● AVAILABLE DATA
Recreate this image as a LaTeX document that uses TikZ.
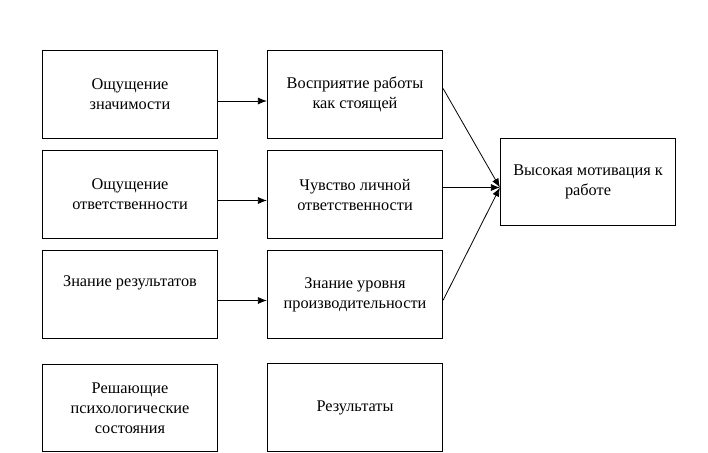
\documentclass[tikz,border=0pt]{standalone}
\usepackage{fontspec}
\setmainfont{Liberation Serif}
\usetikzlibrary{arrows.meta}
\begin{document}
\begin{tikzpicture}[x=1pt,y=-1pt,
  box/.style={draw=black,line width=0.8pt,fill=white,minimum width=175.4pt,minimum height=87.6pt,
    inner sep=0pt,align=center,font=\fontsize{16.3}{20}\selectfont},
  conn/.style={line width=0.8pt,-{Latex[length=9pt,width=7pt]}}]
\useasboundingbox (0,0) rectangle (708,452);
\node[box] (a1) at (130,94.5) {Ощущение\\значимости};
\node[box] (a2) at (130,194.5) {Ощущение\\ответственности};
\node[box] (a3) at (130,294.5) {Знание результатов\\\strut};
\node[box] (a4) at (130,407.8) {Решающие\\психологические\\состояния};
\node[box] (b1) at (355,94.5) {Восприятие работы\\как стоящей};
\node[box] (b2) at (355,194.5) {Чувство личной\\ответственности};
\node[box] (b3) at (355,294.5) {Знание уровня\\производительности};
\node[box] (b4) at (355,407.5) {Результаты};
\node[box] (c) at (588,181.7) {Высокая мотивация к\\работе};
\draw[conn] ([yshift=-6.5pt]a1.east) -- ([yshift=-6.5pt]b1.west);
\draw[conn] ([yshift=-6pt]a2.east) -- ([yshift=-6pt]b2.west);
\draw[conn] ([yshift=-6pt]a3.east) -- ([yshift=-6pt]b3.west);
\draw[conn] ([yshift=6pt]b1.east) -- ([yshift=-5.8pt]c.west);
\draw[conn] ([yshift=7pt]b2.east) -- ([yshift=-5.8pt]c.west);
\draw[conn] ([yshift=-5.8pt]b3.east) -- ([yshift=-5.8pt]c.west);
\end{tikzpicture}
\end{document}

● PROBLEM STATEMENT
Restate the entire listing word for word, excluding pictures.

● FULL OUTPUT
Recreate this image as a LaTeX document that uses TikZ.
\documentclass[tikz,border=0pt]{standalone}
\usepackage{fontspec}
\setmainfont{Liberation Serif}
\usetikzlibrary{arrows.meta}
\begin{document}
\begin{tikzpicture}[x=1pt,y=-1pt,
  box/.style={draw=black,line width=0.8pt,fill=white,minimum width=175.4pt,minimum height=87.6pt,
    inner sep=0pt,align=center,font=\fontsize{16.3}{20}\selectfont},
  conn/.style={line width=0.8pt,-{Latex[length=9pt,width=7pt]}}]
\useasboundingbox (0,0) rectangle (708,452);
\node[box] (a1) at (130,94.5) {Ощущение\\значимости};
\node[box] (a2) at (130,194.5) {Ощущение\\ответственности};
\node[box] (a3) at (130,294.5) {Знание результатов\\\strut};
\node[box] (a4) at (130,407.8) {Решающие\\психологические\\состояния};
\node[box] (b1) at (355,94.5) {Восприятие работы\\как стоящей};
\node[box] (b2) at (355,194.5) {Чувство личной\\ответственности};
\node[box] (b3) at (355,294.5) {Знание уровня\\производительности};
\node[box] (b4) at (355,407.5) {Результаты};
\node[box] (c) at (588,181.7) {Высокая мотивация к\\работе};
\draw[conn] ([yshift=-6.5pt]a1.east) -- ([yshift=-6.5pt]b1.west);
\draw[conn] ([yshift=-6pt]a2.east) -- ([yshift=-6pt]b2.west);
\draw[conn] ([yshift=-6pt]a3.east) -- ([yshift=-6pt]b3.west);
\draw[conn] ([yshift=6pt]b1.east) -- ([yshift=-5.8pt]c.west);
\draw[conn] ([yshift=7pt]b2.east) -- ([yshift=-5.8pt]c.west);
\draw[conn] ([yshift=-5.8pt]b3.east) -- ([yshift=-5.8pt]c.west);
\end{tikzpicture}
\end{document}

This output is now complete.